==== GIVEN ENTRIES ====

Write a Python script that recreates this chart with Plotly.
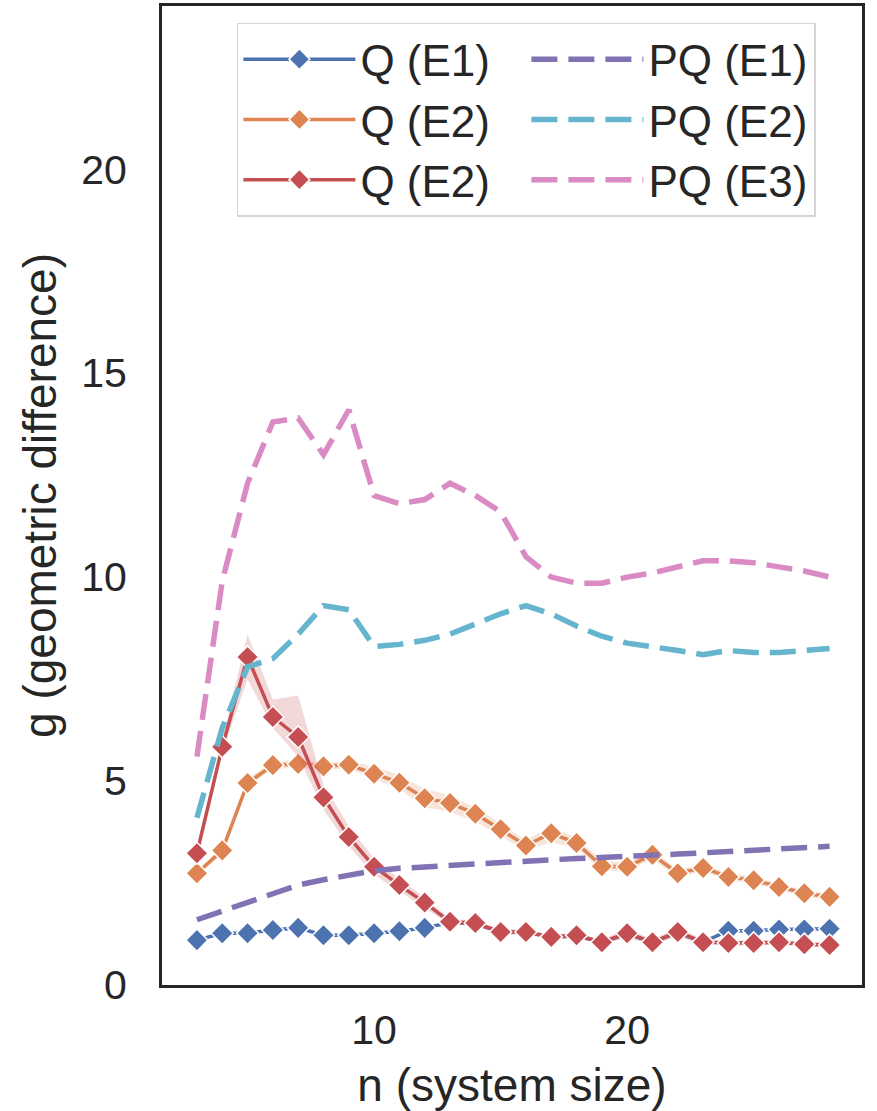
import plotly.graph_objects as go

n = list(range(3, 29))

q_e1 = [1.10, 1.27, 1.27, 1.35, 1.40, 1.22, 1.22, 1.27, 1.32, 1.40,
        1.53, 1.50, 1.30, 1.30, 1.17, 1.20, 1.05, 1.25, 1.05, 1.28,
        1.05, 1.33, 1.33, 1.36, 1.36, 1.38]
q_e2_orange = [2.74, 3.30, 4.95, 5.39, 5.42, 5.36, 5.40, 5.18, 4.96, 4.58,
               4.46, 4.20, 3.82, 3.42, 3.72, 3.48, 2.91, 2.90, 3.19, 2.74,
               2.87, 2.65, 2.57, 2.40, 2.25, 2.16]
q_e2_orange_lo = [2.68, 3.22, 4.85, 5.30, 5.32, 5.28, 5.30, 5.05, 4.80, 4.35,
                  4.25, 4.00, 3.65, 3.30, 3.50, 3.35, 2.80, 2.80, 3.08, 2.64,
                  2.78, 2.56, 2.48, 2.32, 2.17, 2.08]
q_e2_orange_hi = [2.80, 3.38, 5.05, 5.48, 5.52, 5.44, 5.50, 5.35, 5.15, 4.80,
                  4.65, 4.35, 3.95, 3.55, 3.90, 3.60, 3.05, 3.00, 3.30, 2.84,
                  2.96, 2.74, 2.66, 2.48, 2.33, 2.24]
q_e2_red = [3.23, 5.84, 8.04, 6.57, 6.08, 4.60, 3.63, 2.90, 2.45, 2.02,
            1.55, 1.52, 1.30, 1.30, 1.18, 1.22, 1.05, 1.27, 1.05, 1.30,
            1.05, 1.03, 1.03, 1.05, 1.00, 0.98]
q_e2_red_lo = [3.15, 5.70, 7.50, 6.30, 5.60, 4.30, 3.40, 2.70, 2.30, 1.90,
               1.48, 1.45, 1.24, 1.24, 1.12, 1.16, 0.99, 1.15, 0.99, 1.18,
               0.99, 0.97, 0.97, 0.99, 0.94, 0.92]
q_e2_red_hi = [3.30, 6.00, 8.60, 7.00, 7.10, 4.90, 3.90, 3.10, 2.60, 2.15,
               1.62, 1.59, 1.36, 1.36, 1.24, 1.28, 1.11, 1.40, 1.11, 1.42,
               1.11, 1.09, 1.09, 1.11, 1.06, 1.04]
pq_e1 = [1.60, 1.82, 2.03, 2.25, 2.45, 2.58, 2.70, 2.80, 2.86, 2.90,
         2.92, 2.96, 3.00, 3.04, 3.07, 3.10, 3.12, 3.15, 3.18, 3.21,
         3.24, 3.27, 3.30, 3.33, 3.37, 3.40]
pq_e2 = [4.10, 6.30, 7.80, 8.00, 8.60, 9.30, 9.20, 8.30, 8.35, 8.45,
         8.60, 8.85, 9.10, 9.30, 9.10, 8.80, 8.55, 8.38, 8.30, 8.20,
         8.10, 8.20, 8.15, 8.15, 8.20, 8.25]
pq_e3 = [5.60, 9.90, 12.30, 13.80, 13.90, 13.00, 14.10, 12.00, 11.80, 11.90,
         12.30, 12.00, 11.60, 10.50, 10.00, 9.85, 9.85, 10.00, 10.10, 10.25,
         10.40, 10.40, 10.35, 10.25, 10.15, 10.00]

x_ticks = [10, 20]
y_ticks = [0, 5, 10, 15, 20]

BLUE, ORANGE, RED = "#4C72B0", "#DD8452", "#C44E52"
PURPLE, CYAN, PINK = "#8172B3", "#64B5CD", "#DA8BC3"
FONT = "Liberation Sans, Arial, sans-serif"
INK = "#262626"

fig = go.Figure()


def band(lo, hi, rgba):
    fig.add_trace(go.Scatter(x=n, y=lo, mode="lines", line=dict(width=0),
                             showlegend=False, hoverinfo="skip"))
    fig.add_trace(go.Scatter(x=n, y=hi, mode="lines", line=dict(width=0),
                             fill="tonexty", fillcolor=rgba,
                             showlegend=False, hoverinfo="skip"))


def q_trace(y, color, name, rank):
    fig.add_trace(go.Scatter(
        x=n, y=y, name=name, mode="lines+markers", legendrank=rank,
        line=dict(color=color, width=3.5),
        marker=dict(symbol="diamond", size=17, color=color,
                    line=dict(color="white", width=1.5))))


def pq_trace(y, color, name, rank):
    fig.add_trace(go.Scatter(
        x=n, y=y, name=name, mode="lines", legendrank=rank,
        line=dict(color=color, width=5.5, dash="26px,11px")))


q_trace(q_e1, BLUE, "Q (E1)", 1)
band(q_e2_orange_lo, q_e2_orange_hi, "rgba(221,132,82,0.22)")
q_trace(q_e2_orange, ORANGE, "Q (E2)", 3)
band(q_e2_red_lo, q_e2_red_hi, "rgba(196,78,82,0.22)")
q_trace(q_e2_red, RED, "Q (E2)", 5)
pq_trace(pq_e1, PURPLE, "PQ (E1)", 2)
pq_trace(pq_e2, CYAN, "PQ (E2)", 4)
pq_trace(pq_e3, PINK, "PQ (E3)", 6)

fig.update_layout(
    width=877, height=1111,
    margin=dict(l=162, r=15, t=6, b=126),
    paper_bgcolor="white", plot_bgcolor="white",
    font=dict(family=FONT, color=INK),
    showlegend=True,
    legend=dict(
        orientation="h", traceorder="normal",
        x=0.107, y=0.983, xanchor="left", yanchor="top",
        entrywidth=161, entrywidthmode="pixels",
        font=dict(size=44, family=FONT, color=INK),
        bgcolor="white", bordercolor="#d6d6d6", borderwidth=1.5,
        itemwidth=112, tracegroupgap=0,
    ),
    xaxis=dict(
        range=[1.62, 29.28], tickvals=x_ticks, showgrid=False, zeroline=False,
        showline=True, mirror=True, linecolor=INK, linewidth=3,
        ticks="", tickfont=dict(size=41, family=FONT, color=INK),
        ticklabelstandoff=7,
        title=dict(text="n (system size)", font=dict(size=46, family=FONT, color=INK),
                   standoff=19),
        automargin=False,
    ),
    yaxis=dict(
        range=[0, 24], tickvals=y_ticks, showgrid=False, zeroline=False,
        showline=True, mirror=True, linecolor=INK, linewidth=3,
        ticks="", tickfont=dict(size=41, family=FONT, color=INK),
        ticklabelstandoff=24,
        title=dict(text="g (geometric difference)", font=dict(size=46, family=FONT, color=INK),
                   standoff=11),
        automargin=False,
    ),
)

fig.write_html("out.html")
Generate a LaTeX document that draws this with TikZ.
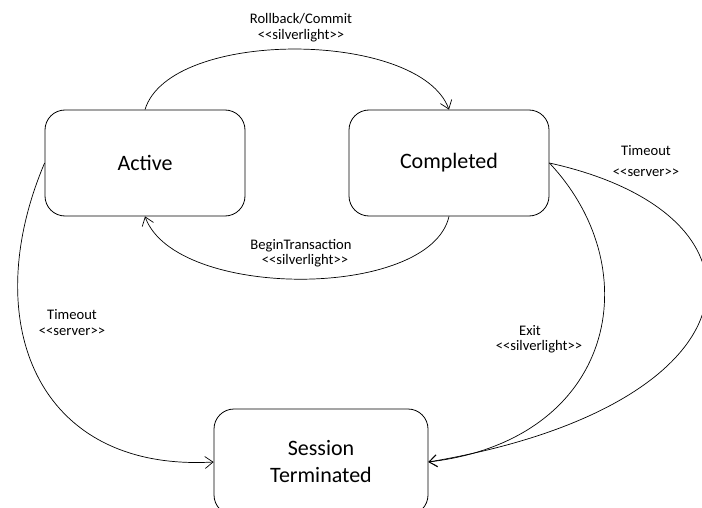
\documentclass[tikz,border=0pt]{standalone}
\usepackage{fontspec}
\setmainfont{Carlito}
\usetikzlibrary{arrows.meta}
% stereotype guillemets typed as two separate angle brackets
\newcommand\stereo[1]{<\kern0pt<#1>\kern0pt>}

\begin{document}
\begin{tikzpicture}[x=1pt,y=-1pt,
  state/.style={draw, rounded corners=20pt, minimum width=200pt,
    minimum height=106pt, line width=0.8pt, align=center, inner sep=0pt,
    font=\fontsize{22}{27}\selectfont},
  trans/.style={draw, line width=0.7pt,
    -{Straight Barb[length=8pt,width=12pt]}},
  lbl/.style={font=\fontsize{14.6}{16}\selectfont, inner sep=0pt,
    text height=0.7em, text depth=0.2em}]
\useasboundingbox (0,0) rectangle (702,508);
\clip (0,0) rectangle (702,508);

% states
\node[state] (active) at (145,163) {Active};
\node[state] (completed) at (449,163) {Completed};
\node[state, minimum width=214pt] (session) at (321,462) {Session\\Terminated};

% transitions
\draw[trans] (active.north) .. controls (170,28) and (420,30) .. (completed.north);
\draw[trans] (completed.south) .. controls (430,300) and (175,300) .. (active.south);
\draw[trans] (active.west) .. controls (-22,320) and (35,472) .. (session.west);
\draw[trans] (completed.east) .. controls (650,270) and (615,440) .. (session.east);
\draw[trans] (completed.east) .. controls (785,215) and (765,405) .. (session.east);

% transition labels
\node[lbl] (rbA) at (301,21) {Rollback/Commit};
\node[lbl] (rbB) at (301,37) {\stereo{silverlight}};
\node[lbl] (btA) at (301,247) {BeginTransaction};
\node[lbl] (btB) at (305,262) {\stereo{silverlight}};
\node[lbl] (toLA) at (72,317) {Timeout};
\node[lbl] (toLB) at (72,333) {\stereo{server}};
\node[lbl] (exA) at (530,333) {Exit};
\node[lbl] (exB) at (539,348) {\stereo{silverlight}};
\node[lbl] (toRA) at (646,153) {Timeout};
\node[lbl] (toRB) at (646,174) {\stereo{server}};
\end{tikzpicture}
\end{document}
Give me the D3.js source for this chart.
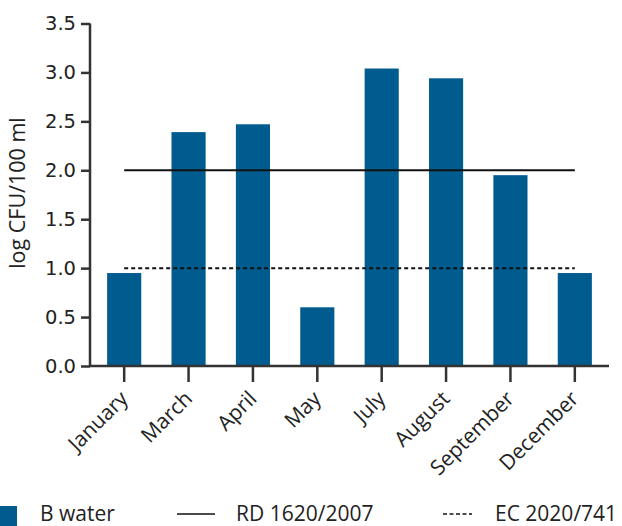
<!DOCTYPE html>
<html>
<head>
<meta charset="utf-8">
<script src="https://cdn.jsdelivr.net/npm/d3@7"></script>
<style>
  html, body { margin: 0; padding: 0; background: #fff; }
  svg { display: block; font-family: "Open Sans", "Noto Sans", sans-serif; }
</style>
</head>
<body>
<svg id="chart" width="622" height="526"></svg>
<script>
// Monthly counts, log CFU/100 ml
const months = ["January", "March", "April", "May", "July", "August", "September", "December"];
const bWater = [0.95, 2.39, 2.47, 0.6, 3.04, 2.94, 1.95, 0.95];
const yTicks = [0, 0.5, 1, 1.5, 2, 2.5, 3, 3.5];
// Regulatory limits
const rdLimit = 2.0;   // RD 1620/2007
const ecLimit = 1.0;   // EC 2020/741
const legendLabels = ["B water", "RD 1620/2007", "EC 2020/741"];

const barColor = "#005b8e";
const axisColor = "#333333";
const textColor = "#222222";

const svg = d3.select("#chart");
const plotLeft = 90, plotRight = 609, plotTop = 23.5, plotBottom = 366;

const x = d3.scaleBand().domain(months).range([plotLeft, plotRight])
  .paddingInner(0.47).paddingOuter(0.266);
const y = d3.scaleLinear().domain([0, 3.5]).range([plotBottom, plotTop]);

// Bars
svg.append("g").selectAll("rect").data(bWater).join("rect")
  .attr("x", (d, i) => x(months[i]))
  .attr("y", d => y(d))
  .attr("width", x.bandwidth())
  .attr("height", d => y(0) - y(d))
  .attr("fill", barColor);

// Limit lines, from first to last category centre
const x0 = x(months[0]) + x.bandwidth() / 2;
const x1 = x(months[months.length - 1]) + x.bandwidth() / 2;
svg.append("line")
  .attr("x1", x0).attr("x2", x1)
  .attr("y1", y(rdLimit)).attr("y2", y(rdLimit))
  .attr("stroke", "#111").attr("stroke-width", 2);
svg.append("line")
  .attr("x1", x0).attr("x2", x1)
  .attr("y1", y(ecLimit)).attr("y2", y(ecLimit))
  .attr("stroke", "#111").attr("stroke-width", 2)
  .attr("stroke-dasharray", "4,3");

// Y axis
const yAxis = svg.append("g")
  .attr("transform", `translate(${plotLeft},0)`)
  .call(d3.axisLeft(y).tickValues(yTicks).tickFormat(d3.format(".1f"))
    .tickSize(9).tickPadding(5));
yAxis.select(".domain").attr("stroke", axisColor).attr("stroke-width", 2.5)
  .attr("d", `M0,${plotTop}V${plotBottom}`);
yAxis.selectAll(".tick line").attr("stroke", axisColor).attr("stroke-width", 2.5);
yAxis.selectAll(".tick text").attr("font-size", 19.5).attr("fill", textColor)
  .attr("font-family", "'DejaVu Sans', sans-serif");

// X axis
const xAxis = svg.append("g")
  .attr("transform", `translate(0,${plotBottom})`)
  .call(d3.axisBottom(x).tickSize(16).tickPadding(0));
xAxis.select(".domain").attr("stroke", axisColor).attr("stroke-width", 2.5)
  .attr("d", `M${plotLeft},0H${plotRight}`);
xAxis.selectAll(".tick line").attr("stroke", axisColor).attr("stroke-width", 2.5);
xAxis.selectAll(".tick text")
  .attr("font-size", 21).attr("fill", textColor)
  .attr("font-family", "'Open Sans', sans-serif")
  .attr("text-anchor", "end")
  .attr("x", 0).attr("y", 0).attr("dy", 0)
  .attr("transform", "translate(5,34) rotate(-45)");

// Y axis title
svg.append("text")
  .attr("transform", "translate(25,193) rotate(-90)")
  .attr("text-anchor", "middle")
  .attr("font-size", 21.5).attr("fill", textColor)
  .text("log CFU/100 ml");

// Legend
const lg = svg.append("g").attr("font-size", 21).attr("fill", textColor);
lg.append("rect").attr("x", 0).attr("y", 506).attr("width", 17).attr("height", 20).attr("fill", barColor);
lg.append("text").attr("x", 40).attr("y", 521).text(legendLabels[0]);
lg.append("line").attr("x1", 177).attr("x2", 215).attr("y1", 514).attr("y2", 514)
  .attr("stroke", "#111").attr("stroke-width", 1.5);
lg.append("text").attr("x", 236).attr("y", 521).text(legendLabels[1]);
lg.append("line").attr("x1", 443).attr("x2", 472).attr("y1", 514).attr("y2", 514)
  .attr("stroke", "#111").attr("stroke-width", 1.5).attr("stroke-dasharray", "4,2.5");
lg.append("text").attr("x", 495).attr("y", 521).text(legendLabels[2]);
</script>
</body>
</html>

====

SHORT PROBLEM:
Output the records above as they stand, from the first line to the line with "y_ticks = [0, 5, 10, 15, 20]", inclusive, and exclude the pictures.

TASK OUTPUT:
Write a Python script that recreates this chart with Plotly.
import plotly.graph_objects as go

n = list(range(3, 29))

q_e1 = [1.10, 1.27, 1.27, 1.35, 1.40, 1.22, 1.22, 1.27, 1.32, 1.40,
        1.53, 1.50, 1.30, 1.30, 1.17, 1.20, 1.05, 1.25, 1.05, 1.28,
        1.05, 1.33, 1.33, 1.36, 1.36, 1.38]
q_e2_orange = [2.74, 3.30, 4.95, 5.39, 5.42, 5.36, 5.40, 5.18, 4.96, 4.58,
               4.46, 4.20, 3.82, 3.42, 3.72, 3.48, 2.91, 2.90, 3.19, 2.74,
               2.87, 2.65, 2.57, 2.40, 2.25, 2.16]
q_e2_orange_lo = [2.68, 3.22, 4.85, 5.30, 5.32, 5.28, 5.30, 5.05, 4.80, 4.35,
                  4.25, 4.00, 3.65, 3.30, 3.50, 3.35, 2.80, 2.80, 3.08, 2.64,
                  2.78, 2.56, 2.48, 2.32, 2.17, 2.08]
q_e2_orange_hi = [2.80, 3.38, 5.05, 5.48, 5.52, 5.44, 5.50, 5.35, 5.15, 4.80,
                  4.65, 4.35, 3.95, 3.55, 3.90, 3.60, 3.05, 3.00, 3.30, 2.84,
                  2.96, 2.74, 2.66, 2.48, 2.33, 2.24]
q_e2_red = [3.23, 5.84, 8.04, 6.57, 6.08, 4.60, 3.63, 2.90, 2.45, 2.02,
            1.55, 1.52, 1.30, 1.30, 1.18, 1.22, 1.05, 1.27, 1.05, 1.30,
            1.05, 1.03, 1.03, 1.05, 1.00, 0.98]
q_e2_red_lo = [3.15, 5.70, 7.50, 6.30, 5.60, 4.30, 3.40, 2.70, 2.30, 1.90,
               1.48, 1.45, 1.24, 1.24, 1.12, 1.16, 0.99, 1.15, 0.99, 1.18,
               0.99, 0.97, 0.97, 0.99, 0.94, 0.92]
q_e2_red_hi = [3.30, 6.00, 8.60, 7.00, 7.10, 4.90, 3.90, 3.10, 2.60, 2.15,
               1.62, 1.59, 1.36, 1.36, 1.24, 1.28, 1.11, 1.40, 1.11, 1.42,
               1.11, 1.09, 1.09, 1.11, 1.06, 1.04]
pq_e1 = [1.60, 1.82, 2.03, 2.25, 2.45, 2.58, 2.70, 2.80, 2.86, 2.90,
         2.92, 2.96, 3.00, 3.04, 3.07, 3.10, 3.12, 3.15, 3.18, 3.21,
         3.24, 3.27, 3.30, 3.33, 3.37, 3.40]
pq_e2 = [4.10, 6.30, 7.80, 8.00, 8.60, 9.30, 9.20, 8.30, 8.35, 8.45,
         8.60, 8.85, 9.10, 9.30, 9.10, 8.80, 8.55, 8.38, 8.30, 8.20,
         8.10, 8.20, 8.15, 8.15, 8.20, 8.25]
pq_e3 = [5.60, 9.90, 12.30, 13.80, 13.90, 13.00, 14.10, 12.00, 11.80, 11.90,
         12.30, 12.00, 11.60, 10.50, 10.00, 9.85, 9.85, 10.00, 10.10, 10.25,
         10.40, 10.40, 10.35, 10.25, 10.15, 10.00]

x_ticks = [10, 20]
y_ticks = [0, 5, 10, 15, 20]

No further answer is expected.